Sen. Brian Kelsey is sponsoring a measure to give voters the chance to end, once and for all, the long-running debate over whether an income tax is constitutional in the state of Tennessee.
But the conservative Germantown Republican said Monday he opposes a House amendment added to his resolution last week that would additionally cap the state sales tax in the process of outlawing the income tax.
Its real purpose, he alleges, is to ensure that the anti-income tax language never ends up on a Tennessee general election ballot.

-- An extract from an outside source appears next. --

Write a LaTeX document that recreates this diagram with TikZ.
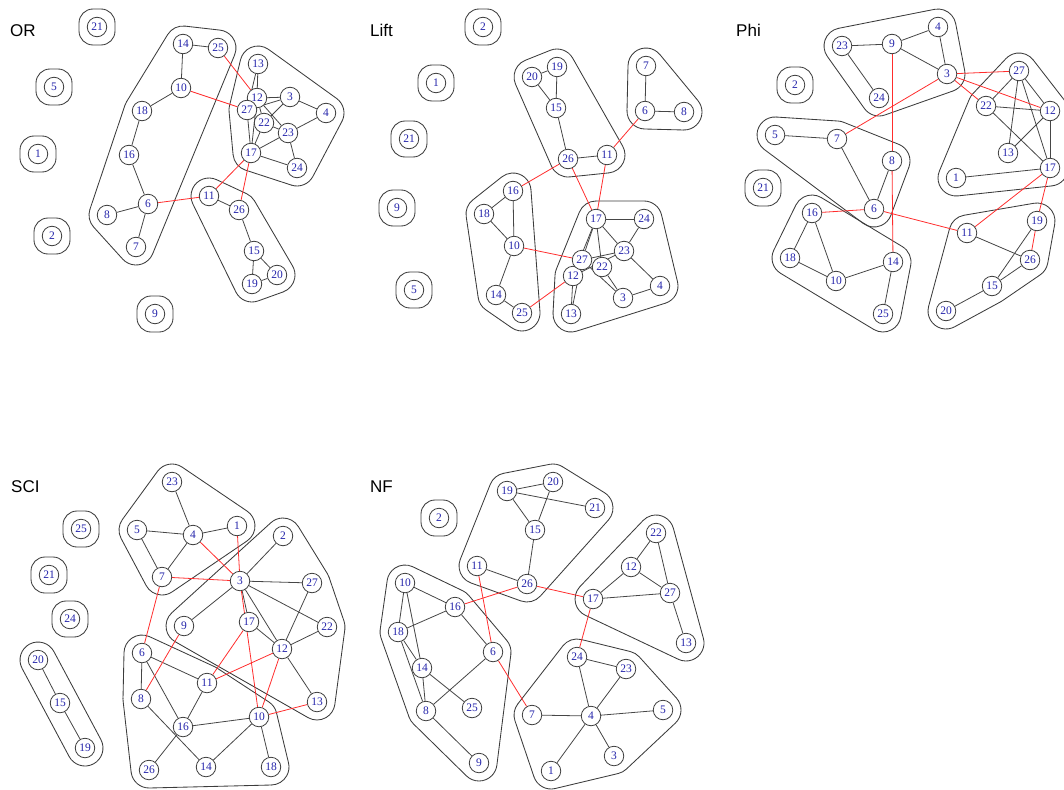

“The process for amending the constitution in Tennessee is very difficult. It requires a simple majority vote in the House and Senate the first go-round — but it also requires a two-thirds vote the second go-round” before it can go to the people, Kelsey told TNReport. “(Naifeh’s) amendment was put on to make sure there wouldn’t be a two-thirds vote.”
Kelsey suspects Naifeh’s motivation for adding the amendment is to “leave the door open for an income tax” down the road. The former House speaker famously tried mightily — but ultimately failed — to push a tax on work-earnings through the Legislature in the late 1990s and early 2000s.
Kelsey added, however, that he is not at all opposed to capping the sales tax at its current combined state-and-local rate of 9.75 percent. He said he’d fully back that effort as a separate constitutional amendment.
The anti-income tax resolution, SJR 18, has already been approved by the Senate, 28-5. It is scheduled for a hearing this afternoon in the House Finance Ways & Means Committee.